Dataset excerpts ::
================================

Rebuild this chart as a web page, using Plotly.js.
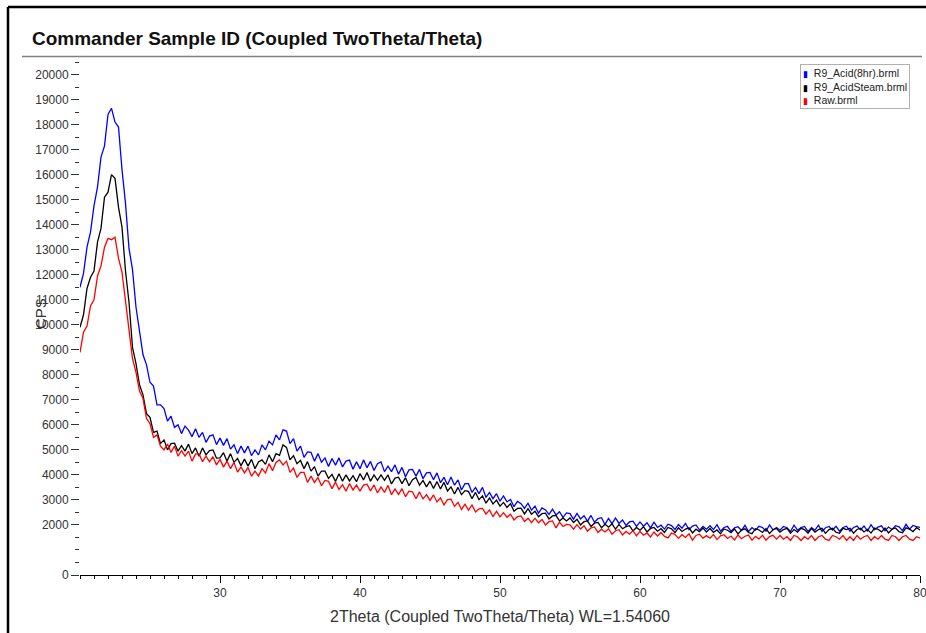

================================

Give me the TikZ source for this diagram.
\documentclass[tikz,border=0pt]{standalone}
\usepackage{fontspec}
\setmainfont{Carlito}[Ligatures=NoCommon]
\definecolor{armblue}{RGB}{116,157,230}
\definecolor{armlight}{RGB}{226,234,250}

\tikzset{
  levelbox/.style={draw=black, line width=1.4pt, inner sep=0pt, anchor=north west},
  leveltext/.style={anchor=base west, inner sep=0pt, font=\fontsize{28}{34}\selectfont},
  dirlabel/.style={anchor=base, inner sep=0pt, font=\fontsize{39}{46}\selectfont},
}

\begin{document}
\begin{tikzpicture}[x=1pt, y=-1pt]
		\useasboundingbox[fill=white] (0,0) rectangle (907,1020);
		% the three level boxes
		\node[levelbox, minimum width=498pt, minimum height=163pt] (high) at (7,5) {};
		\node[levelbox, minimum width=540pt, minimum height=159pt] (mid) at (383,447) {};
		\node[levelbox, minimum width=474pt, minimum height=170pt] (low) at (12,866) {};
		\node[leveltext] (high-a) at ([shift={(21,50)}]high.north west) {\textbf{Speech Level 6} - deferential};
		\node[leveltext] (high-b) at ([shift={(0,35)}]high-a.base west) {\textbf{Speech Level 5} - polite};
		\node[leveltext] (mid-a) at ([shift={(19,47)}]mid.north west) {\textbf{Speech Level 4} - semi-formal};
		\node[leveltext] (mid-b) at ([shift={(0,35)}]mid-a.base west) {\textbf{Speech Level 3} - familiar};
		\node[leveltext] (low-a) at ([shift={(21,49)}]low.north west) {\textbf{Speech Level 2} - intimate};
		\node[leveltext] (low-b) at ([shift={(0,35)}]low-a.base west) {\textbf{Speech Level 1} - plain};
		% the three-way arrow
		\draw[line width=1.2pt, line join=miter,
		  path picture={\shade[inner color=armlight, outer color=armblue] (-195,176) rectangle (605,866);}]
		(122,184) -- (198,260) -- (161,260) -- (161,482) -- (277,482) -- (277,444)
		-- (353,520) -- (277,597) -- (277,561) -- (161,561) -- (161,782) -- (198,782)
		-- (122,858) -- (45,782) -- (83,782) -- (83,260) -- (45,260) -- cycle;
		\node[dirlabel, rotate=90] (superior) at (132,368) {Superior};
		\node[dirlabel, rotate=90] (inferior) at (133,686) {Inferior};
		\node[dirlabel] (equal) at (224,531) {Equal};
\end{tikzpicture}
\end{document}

================================

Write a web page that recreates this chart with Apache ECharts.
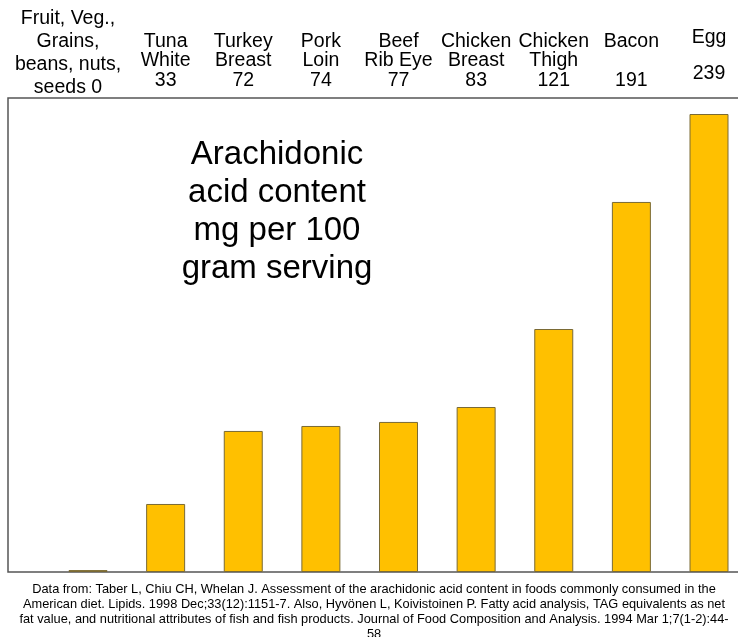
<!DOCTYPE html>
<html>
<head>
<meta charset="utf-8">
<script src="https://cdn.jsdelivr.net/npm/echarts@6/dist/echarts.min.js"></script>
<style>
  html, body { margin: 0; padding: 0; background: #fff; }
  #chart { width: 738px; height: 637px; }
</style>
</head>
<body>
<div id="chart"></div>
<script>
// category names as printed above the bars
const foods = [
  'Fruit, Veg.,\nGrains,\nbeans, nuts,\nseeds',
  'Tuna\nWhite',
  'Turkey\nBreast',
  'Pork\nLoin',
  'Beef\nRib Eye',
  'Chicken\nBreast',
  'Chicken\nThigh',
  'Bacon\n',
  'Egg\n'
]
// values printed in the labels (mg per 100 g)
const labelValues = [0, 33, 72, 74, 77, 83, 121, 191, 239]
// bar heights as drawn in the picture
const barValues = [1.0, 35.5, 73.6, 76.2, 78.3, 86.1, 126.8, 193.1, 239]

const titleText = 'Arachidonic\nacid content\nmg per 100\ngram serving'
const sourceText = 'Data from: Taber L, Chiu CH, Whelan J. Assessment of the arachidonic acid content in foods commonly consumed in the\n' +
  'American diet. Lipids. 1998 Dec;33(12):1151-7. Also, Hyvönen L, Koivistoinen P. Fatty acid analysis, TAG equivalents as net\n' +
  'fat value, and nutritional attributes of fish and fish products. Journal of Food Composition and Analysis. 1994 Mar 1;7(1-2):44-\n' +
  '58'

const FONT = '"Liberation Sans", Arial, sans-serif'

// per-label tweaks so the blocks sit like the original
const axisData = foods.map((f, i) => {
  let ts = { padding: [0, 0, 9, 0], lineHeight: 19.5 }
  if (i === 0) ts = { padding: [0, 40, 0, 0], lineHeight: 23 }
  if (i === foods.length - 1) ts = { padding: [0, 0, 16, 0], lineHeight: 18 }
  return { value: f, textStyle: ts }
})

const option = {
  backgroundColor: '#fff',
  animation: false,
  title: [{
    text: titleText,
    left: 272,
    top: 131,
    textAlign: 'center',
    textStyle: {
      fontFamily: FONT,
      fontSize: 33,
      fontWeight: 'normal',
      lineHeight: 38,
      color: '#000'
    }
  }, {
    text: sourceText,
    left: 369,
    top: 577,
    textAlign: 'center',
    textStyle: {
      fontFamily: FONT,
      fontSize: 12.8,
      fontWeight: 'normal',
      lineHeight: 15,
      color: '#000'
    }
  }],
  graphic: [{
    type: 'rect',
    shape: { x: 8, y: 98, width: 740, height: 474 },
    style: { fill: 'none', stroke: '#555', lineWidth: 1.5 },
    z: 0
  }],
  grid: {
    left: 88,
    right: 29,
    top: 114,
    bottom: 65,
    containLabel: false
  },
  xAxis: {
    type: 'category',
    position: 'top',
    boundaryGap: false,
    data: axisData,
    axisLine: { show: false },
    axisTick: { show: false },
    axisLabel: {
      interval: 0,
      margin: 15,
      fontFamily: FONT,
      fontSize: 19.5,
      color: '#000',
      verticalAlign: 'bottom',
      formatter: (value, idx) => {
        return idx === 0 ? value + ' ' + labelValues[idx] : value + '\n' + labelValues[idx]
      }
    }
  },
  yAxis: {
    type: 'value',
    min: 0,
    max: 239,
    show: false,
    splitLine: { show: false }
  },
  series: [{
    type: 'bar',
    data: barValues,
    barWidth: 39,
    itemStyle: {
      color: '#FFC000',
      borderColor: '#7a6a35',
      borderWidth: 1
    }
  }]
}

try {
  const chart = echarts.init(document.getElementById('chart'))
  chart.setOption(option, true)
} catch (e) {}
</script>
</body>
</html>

================================

Instructions to follow ::
Using the listing, copy every line where the word "page" shows up.

Solution to this task ::
Rebuild this chart as a web page, using Plotly.js.
Write a web page that recreates this chart with Apache ECharts.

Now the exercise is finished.